WHAT IS REQUIRED —
Copy everything in the data below exactly except the pictures.

SOURCE EXCERPT —
■ ■ ■

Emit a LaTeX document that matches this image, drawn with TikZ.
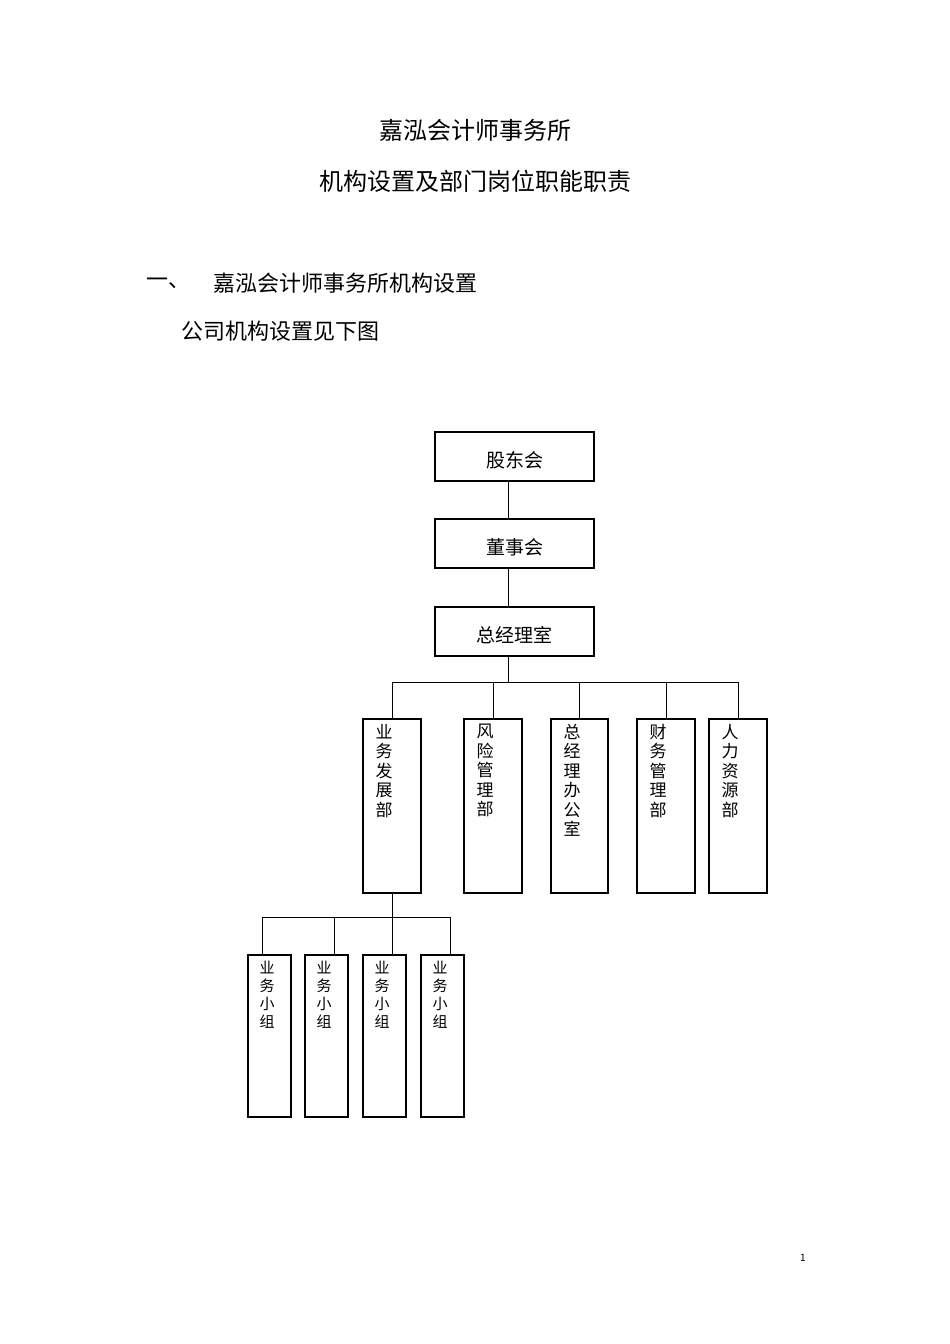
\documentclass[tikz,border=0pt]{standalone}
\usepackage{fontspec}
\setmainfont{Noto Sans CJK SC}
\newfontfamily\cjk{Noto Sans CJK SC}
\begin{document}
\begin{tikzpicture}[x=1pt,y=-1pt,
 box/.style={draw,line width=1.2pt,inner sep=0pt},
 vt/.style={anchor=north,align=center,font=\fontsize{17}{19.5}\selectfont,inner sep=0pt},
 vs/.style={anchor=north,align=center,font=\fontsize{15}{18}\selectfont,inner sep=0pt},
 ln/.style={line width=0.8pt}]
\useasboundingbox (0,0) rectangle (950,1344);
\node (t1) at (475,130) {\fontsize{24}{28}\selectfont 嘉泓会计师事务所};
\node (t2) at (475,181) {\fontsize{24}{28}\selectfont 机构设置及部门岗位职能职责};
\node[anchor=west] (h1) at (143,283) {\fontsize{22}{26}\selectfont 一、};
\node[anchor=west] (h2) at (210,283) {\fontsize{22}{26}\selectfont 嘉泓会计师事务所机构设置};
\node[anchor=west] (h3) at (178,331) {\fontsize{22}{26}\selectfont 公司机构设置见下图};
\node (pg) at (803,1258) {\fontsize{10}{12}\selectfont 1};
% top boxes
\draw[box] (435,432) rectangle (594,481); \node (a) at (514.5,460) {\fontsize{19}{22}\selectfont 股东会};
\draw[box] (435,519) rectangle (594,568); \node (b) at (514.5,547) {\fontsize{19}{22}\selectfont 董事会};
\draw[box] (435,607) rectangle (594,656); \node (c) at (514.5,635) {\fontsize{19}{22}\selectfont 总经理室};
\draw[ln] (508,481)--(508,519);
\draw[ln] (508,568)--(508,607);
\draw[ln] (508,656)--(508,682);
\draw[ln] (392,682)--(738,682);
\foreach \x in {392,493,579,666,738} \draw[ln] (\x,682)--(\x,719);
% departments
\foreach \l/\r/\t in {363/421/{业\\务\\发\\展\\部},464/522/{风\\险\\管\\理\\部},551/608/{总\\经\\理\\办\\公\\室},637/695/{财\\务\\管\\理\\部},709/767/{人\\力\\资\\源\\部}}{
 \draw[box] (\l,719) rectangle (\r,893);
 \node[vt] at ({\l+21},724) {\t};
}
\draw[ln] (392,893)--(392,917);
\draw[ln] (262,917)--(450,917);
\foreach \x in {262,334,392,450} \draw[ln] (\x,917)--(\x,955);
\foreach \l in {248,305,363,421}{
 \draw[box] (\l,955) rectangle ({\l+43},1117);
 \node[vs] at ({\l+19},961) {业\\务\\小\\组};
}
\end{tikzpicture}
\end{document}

■ ■ ■

COMPLETE ANSWER —
Emit a LaTeX document that matches this image, drawn with TikZ.
\documentclass[tikz,border=0pt]{standalone}
\usepackage{fontspec}
\setmainfont{Noto Sans CJK SC}
\newfontfamily\cjk{Noto Sans CJK SC}
\begin{document}
\begin{tikzpicture}[x=1pt,y=-1pt,
 box/.style={draw,line width=1.2pt,inner sep=0pt},
 vt/.style={anchor=north,align=center,font=\fontsize{17}{19.5}\selectfont,inner sep=0pt},
 vs/.style={anchor=north,align=center,font=\fontsize{15}{18}\selectfont,inner sep=0pt},
 ln/.style={line width=0.8pt}]
\useasboundingbox (0,0) rectangle (950,1344);
\node (t1) at (475,130) {\fontsize{24}{28}\selectfont 嘉泓会计师事务所};
\node (t2) at (475,181) {\fontsize{24}{28}\selectfont 机构设置及部门岗位职能职责};
\node[anchor=west] (h1) at (143,283) {\fontsize{22}{26}\selectfont 一、};
\node[anchor=west] (h2) at (210,283) {\fontsize{22}{26}\selectfont 嘉泓会计师事务所机构设置};
\node[anchor=west] (h3) at (178,331) {\fontsize{22}{26}\selectfont 公司机构设置见下图};
\node (pg) at (803,1258) {\fontsize{10}{12}\selectfont 1};
% top boxes
\draw[box] (435,432) rectangle (594,481); \node (a) at (514.5,460) {\fontsize{19}{22}\selectfont 股东会};
\draw[box] (435,519) rectangle (594,568); \node (b) at (514.5,547) {\fontsize{19}{22}\selectfont 董事会};
\draw[box] (435,607) rectangle (594,656); \node (c) at (514.5,635) {\fontsize{19}{22}\selectfont 总经理室};
\draw[ln] (508,481)--(508,519);
\draw[ln] (508,568)--(508,607);
\draw[ln] (508,656)--(508,682);
\draw[ln] (392,682)--(738,682);
\foreach \x in {392,493,579,666,738} \draw[ln] (\x,682)--(\x,719);
% departments
\foreach \l/\r/\t in {363/421/{业\\务\\发\\展\\部},464/522/{风\\险\\管\\理\\部},551/608/{总\\经\\理\\办\\公\\室},637/695/{财\\务\\管\\理\\部},709/767/{人\\力\\资\\源\\部}}{
 \draw[box] (\l,719) rectangle (\r,893);
 \node[vt] at ({\l+21},724) {\t};
}
\draw[ln] (392,893)--(392,917);
\draw[ln] (262,917)--(450,917);
\foreach \x in {262,334,392,450} \draw[ln] (\x,917)--(\x,955);
\foreach \l in {248,305,363,421}{
 \draw[box] (\l,955) rectangle ({\l+43},1117);
 \node[vs] at ({\l+19},961) {业\\务\\小\\组};
}
\end{tikzpicture}
\end{document}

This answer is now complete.